WASHINGTON — A private gym and the official dining room were just two areas of the Supreme Court building that 40 Cornell students viewed before meeting with Supreme Court Justice Ruth Bader Ginsburg ’54 on Friday.
The VIP tour, given for students in the Cornell in Washington program, was led by Will Rosenzweig ’08 and Jamie Greenblatt ’08, both interns at the Supreme Court this semester. A highlight of the tour included access to a basketball court, located directly above the courtroom, that is affectionately referred to by staff as “the highest court in the land.”

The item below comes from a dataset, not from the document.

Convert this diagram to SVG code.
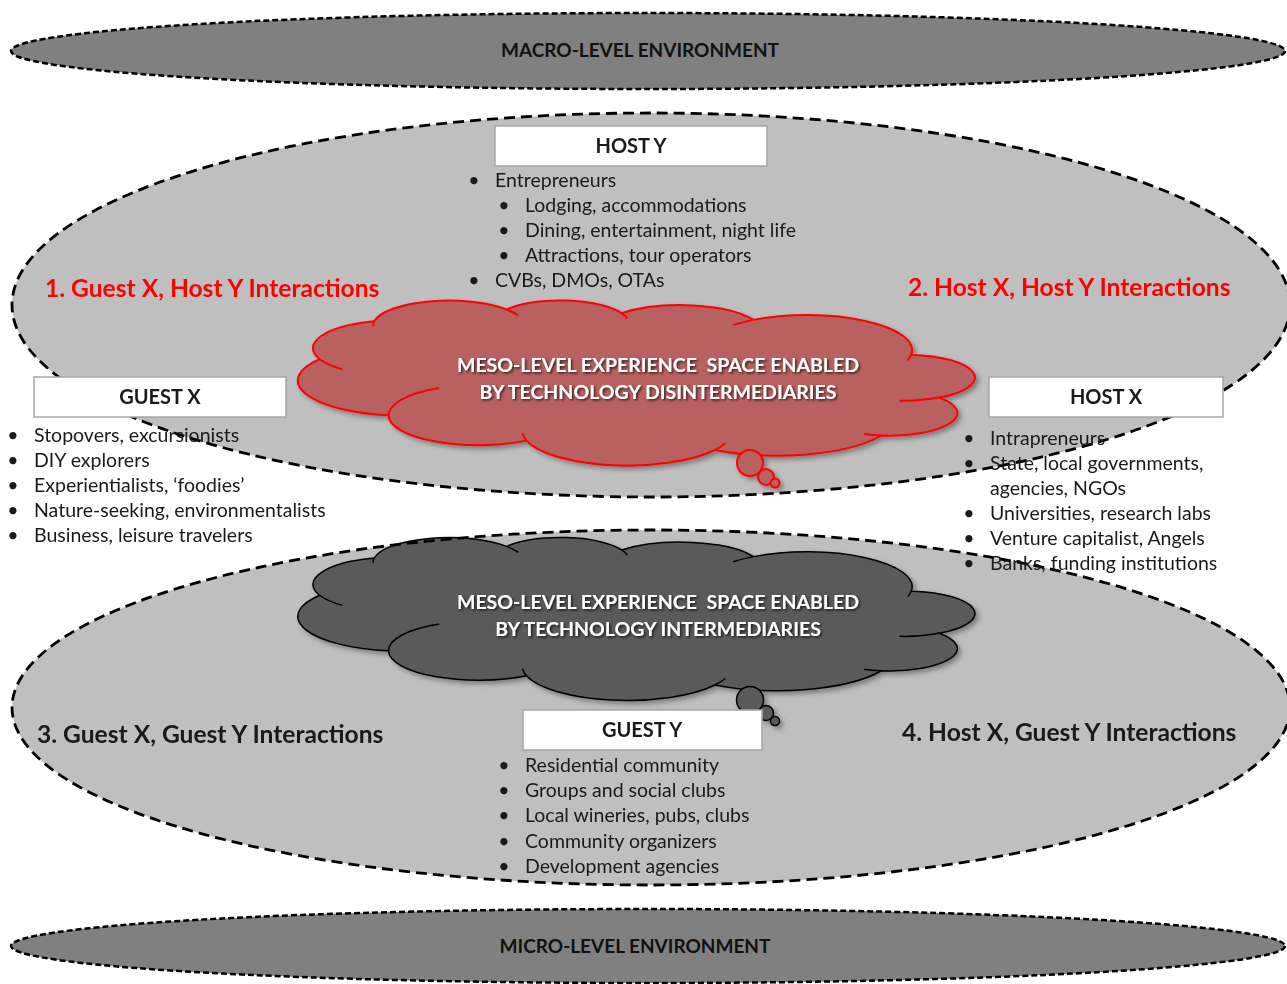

Students also had a chance to view the Court library and the official Court dining room, where Rosenzweig explained that the dining table is reserved for Justices — not even the President may sit in the chairs.
Students met with Ginsburg following the tour and were asked to rise as she entered the Lawyers’ Lounge, a room to the side of the courtroom where lawyers gather before oral arguments. The Justice prepared some remarks about the life of Belva Lockwood, the first woman admitted to argue in front of the Supreme Court and a strong advocate for equal rights for women. Ginsburg recently completed the introduction for a new biography of Lockwood.
Currently the only woman on the Court, Ginsburg spoke of her own career as a lawyer and judge and commented on the problems she was forced to overcome because of her gender.
She spoke fondly of her years at Cornell and told the group she lived in both Clara Dickson and Balch dormitories. Smiling, she said that during her time on campus, “there were four men to every woman — it was an ideal place to find a man, although the women were a heck of a lot smarter than the men.”
After graduation, Ginsburg started law school at Harvard where she was one of only nine women in a class of 540. She joked about having to find a bathroom in a law school where only one bathroom was reserved for women.
After transferring to Columbia Law School and graduating first in her class, she could not find a job with a law firm.
“There were three [reasons I could not find a job],” she said. “The first is I was Jewish, the second was I was a woman and the third was that I had a four-year-old daughter. If a legal employer was willing to risk hiring a woman they were not going to risk hiring a mother.”
Ginsburg enlisted the support of her law professor who called a judge that normally hired Columbia graduates as clerks and told him, “If you don’t give [Ginsburg] a chance, I will never recommend another student to you.”
There was a period reserved for questions following Ginsburg’s prepared remarks. One student asked the Justice whether she agreed with Chief Justice Robert’s recent assertion that the Court should issue more unanimous opinions.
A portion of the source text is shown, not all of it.